7.7 Cox regression
The terms Cox regression, Cox model, and Cox proportional hazards regression all refer to a semi-parametric method introduced by D. R. Cox in 1972 (Cox 1972). The method is “semi-parametric” because it makes no assumption about the distribution of the event times (similar to the non-parametric KM method) but it does assume the hazard function depends on a set of parameters (regression coefficients) that define the association between the hazard and a set of predictors.
The Cox model is written as
\[\begin{equation} h(t) = h_0(t) e^{\beta_1 X_1 + \ldots + \beta_K X_K} \tag{7.3} \end{equation}\]
where \(h_0(t)\) is referred to as the baseline hazard function and, as in other forms of regression, there are \(\beta\) terms each multiplied by a predictor. The baseline hazard is similar to the intercept in a linear regression model in that it represents the hazard for individuals whose covariate values are all 0 or at their reference level. The baseline hazard function does not depend on any parameters and drops out completely when estimating the parameters of the model. Thus, Cox regression output does not include an intercept.

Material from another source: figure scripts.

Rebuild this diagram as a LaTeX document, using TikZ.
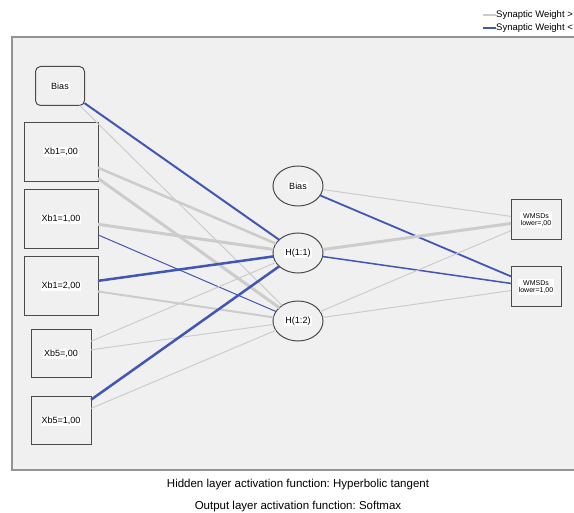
\documentclass[tikz,border=0pt]{standalone}
\usepackage{fontspec}
\setmainfont{Liberation Sans}
\usetikzlibrary{shapes.geometric}
\frenchspacing

\definecolor{wpos}{RGB}{204,204,204}
\definecolor{wneg}{RGB}{66,86,180}
\definecolor{panel}{RGB}{240,240,240}
\definecolor{rim}{RGB}{75,75,75}

\tikzset{
  unit/.style={draw=rim,line width=1pt,inner sep=0pt,outer sep=0pt},
  tag/.style={fill=white,inner sep=1pt,font=\fontsize{9}{10}\selectfont},
  inbox/.style={unit,minimum width=74pt,minimum height=59pt,label={[tag]center:{#1}}},
  smallbox/.style={unit,minimum width=60pt,minimum height=48pt,label={[tag]center:{#1}}},
  biasbox/.style={unit,rounded corners=5pt,minimum width=49pt,minimum height=39pt,label={[tag]center:{#1}}},
  hid/.style={unit,ellipse,minimum width=50pt,minimum height=40pt,label={[tag]center:{#1}}},
  outbox/.style={unit,minimum width=50pt,minimum height=40pt,
    label={[tag,font=\fontsize{7}{7.5}\selectfont,align=center]center:{#1}}},
  pos/.style={draw=wpos,line width=#1},
  neg/.style={draw=wneg,line width=#1},
  pos/.default=1pt,
  neg/.default=1pt
}

\begin{document}
\begin{tikzpicture}[x=1pt,y=-1pt,line cap=butt]
\useasboundingbox (0,0) rectangle (574,513);
\clip (0,0) rectangle (574,513);
% panel
\draw[fill=panel,draw=gray!85,line width=1.5pt] (12,37) rectangle (590,470);

% input layer
\node[biasbox=Bias] (b0) at (60,86) {};
\node[inbox={Xb1=,00}] (x1) at (61,152) {};
\node[inbox={Xb1=1,00}] (x2) at (61,219) {};
\node[inbox={Xb1=2,00}] (x3) at (61,286) {};
\node[smallbox={Xb5=,00}] (x4) at (61,354) {};
\node[smallbox={Xb5=1,00}] (x5) at (61,421) {};

% hidden layer
\node[hid=Bias] (b1) at (298,186) {};
\node[hid={H(1:1)}] (h1) at (298,253) {};
\node[hid={H(1:2)}] (h2) at (298,321) {};

% output layer
\node[outbox={WMSDs\\lower=,00}] (y1) at (536,220) {};
\node[outbox={WMSDs\\lower=1,00}] (y2) at (536,287) {};

% input -> hidden
\draw[neg=2pt] (b0) -- (h1);
\draw[pos] (b0) -- (h2);
\draw[pos=2.5pt] (x1) -- (h1);
\draw[pos=3pt] (x1) -- (h2);
\draw[pos=3pt] (x2) -- (h1);
\draw[neg] (x2) -- (h2);
\draw[neg=2.5pt] (x3) -- (h1);
\draw[pos=2pt] (x3) -- (h2);
\draw[pos] (x4) -- (h1);
\draw[pos] (x4) -- (h2);
\draw[neg=2.5pt] (x5) -- (h1);
\draw[pos] (x5) -- (h2);

% hidden -> output
\draw[pos] (b1) -- (y1);
\draw[neg=1.8pt] (b1) -- (y2);
\draw[pos=3pt] (h1) -- (y1);
\draw[neg=1.5pt] (h1) -- (y2);
\draw[pos] (h2) -- (y1);
\draw[pos] (h2) -- (y2);

% legend
\node[anchor=west,inner sep=0pt,font=\fontsize{9.5}{10}\selectfont] (lgpos) at (496,15) {Synaptic Weight >};
\node[anchor=west,inner sep=0pt,font=\fontsize{9.5}{10}\selectfont] (lgneg) at (496,28) {Synaptic Weight <};
\coordinate (lgposl) at (483,15);
\coordinate (lgnegl) at (483,28);
\draw[pos=1.2pt] (lgposl) -- (lgpos.west);
\draw[neg=1.2pt] (lgnegl) -- (lgneg.west);

% captions
\node[font=\fontsize{11.5}{12}\selectfont] (cap1) at (298,485) {Hidden layer activation function: Hyperbolic tangent};
\node[font=\fontsize{11.5}{12}\selectfont] (cap2) at (298,507) {Output layer activation function: Softmax};
\end{tikzpicture}
\end{document}
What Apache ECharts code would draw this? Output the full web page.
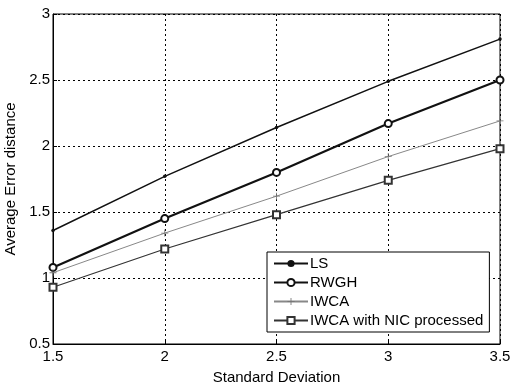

How do we interpret the regression coefficients in Equation (7.3)? Recall that in logistic regression \(e^\beta\) represented an odds ratio (OR). In the Cox model, \(e^\beta\) represents a hazard ratio (HR) comparing the hazard of experiencing the event at time \(t\) between individuals with \(X = x + 1\) vs. those with \(X = x\) (for a continuous predictor) or between individuals at a specific level of \(X\) vs. those at its reference level (for a categorical predictor), holding all other predictors fixed.
To see this, consider the hazards at \(X_K = x + 1\) and \(X_K = x\) (holding other predictors fixed):
\[\begin{array}{lcl} h(t \vert X_1 = x_1, ..., X_K = x_K + 1) & = & h_0(t) e^{\beta_1x_1 + \ldots + \beta_K (x_K + 1)} \\ h(t \vert X_1 = x_1, ..., X_K = x_K) & = & h_0(t) e^{\beta_1x_1 + \ldots + \beta_K x_K} \end{array}\]
Taking the ratio of these, everything cancels out except \(e^{\beta_K}\) which is, therefore, the HR for \(X_K\). Importantly, the HR does not depend on time. This is the proportional hazards assumption – that the hazard functions for any two individuals have a constant proportion over time.
Interpret HRs similarly to ORs estimated from logistic regression (see Interpreting an OR in Section 6.4, substituting “HR” for “OR” and “hazard” for “odds”). For example, HR = 1.20 implies that one group has a 20% greater hazard of the event than another.